Mieszkańcy osiedla Pułanki domagają się „przemeblowania” ulicy Akademickiej, która przebiega przez ich osiedle. Konkretnie chodzi o latarnie uliczne, które kilka lat temu zostały postawione na środku chodnika. Nie dość, że takie usytuowanie latarni jest bardzo niewygodne dla pieszych, rowerzystów czy matek wożących dzieci w wózkach to tego typu rozmieszczenie oświetlenia ulicznego wygląda nad wyraz komicznie.
– Te latarnie zostały postawione tak jakby ktoś kto wykonywał tę inwestycję zupełnie nie myślał o tym co robi – mówi Tadeusz Redlich, mieszkaniec osiedla Pułanki. – Był przykaz postawić latarnie i je postawiono nie zastanawiając się jak to będzie wyglądać. A wygląda okropnie, no bo kto to widział, żeby latarnie stały po środku chodnika. Na pewno taką scenografie mógłby wykorzystać w swoich filmach reżyser Bareja, który naśmiewał się z tego typu głupoty.

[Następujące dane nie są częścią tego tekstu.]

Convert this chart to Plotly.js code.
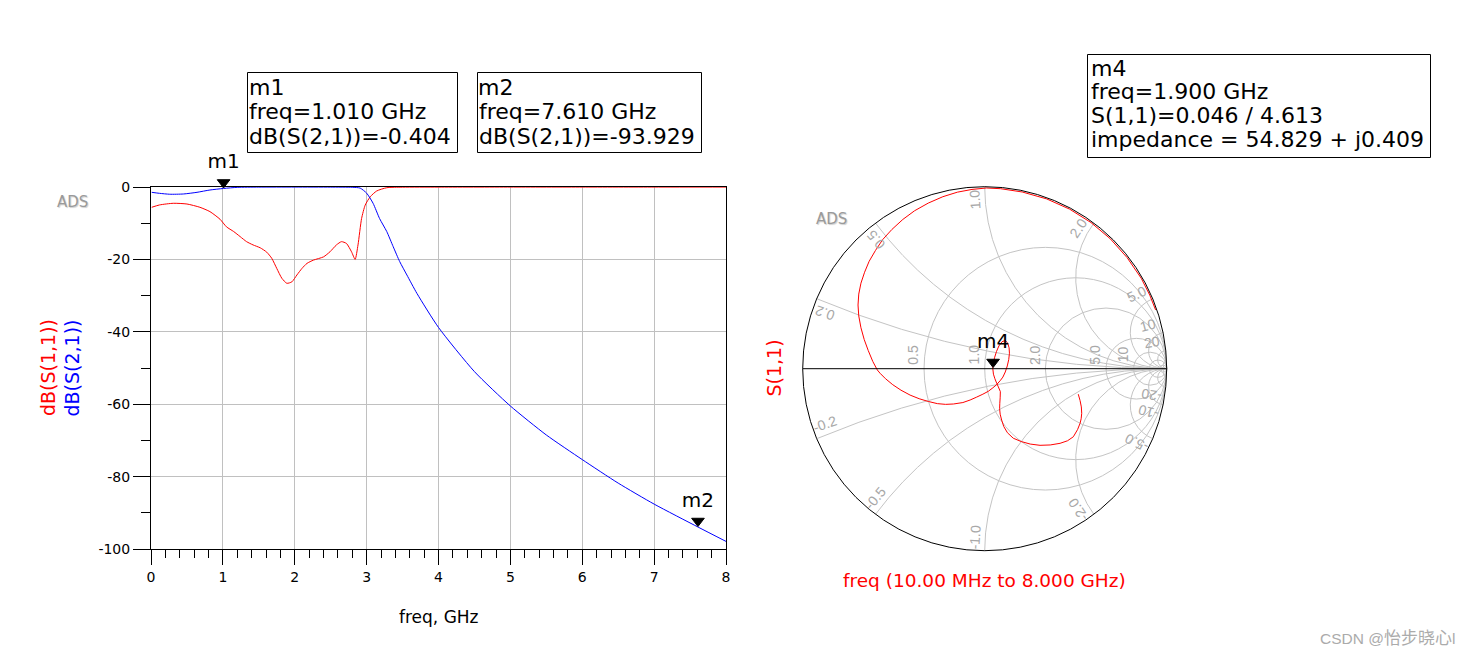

Sprawą zainteresowali się pracownicy administracji osiedla Pułanki.
– Już interweniowaliśmy w tej sprawie w urzędzie miasta w Ostrowcu, ponieważ mieszkańcy osiedla zgłaszali nam problem niefortunnego ustawienia latarni na ulicy Akademickiej – mówi kierownik administracji osiedla Pułanki Ryszard Słowiński. – Wówczas nasze pisma nie odniosły oczekiwanego skutku, ale skoro jest taka potrzeba to ponownie wyślemy prośbę do odpowiedniego wydziału, żeby latarnie zostały przestawione i przejście chodnikiem przy ulicy Akademickiej było wygodniejsze.
Niestety wszystko wskazuje na to, że latarnie będą stały tam gdzie stoją jeszcze przez pewien czas.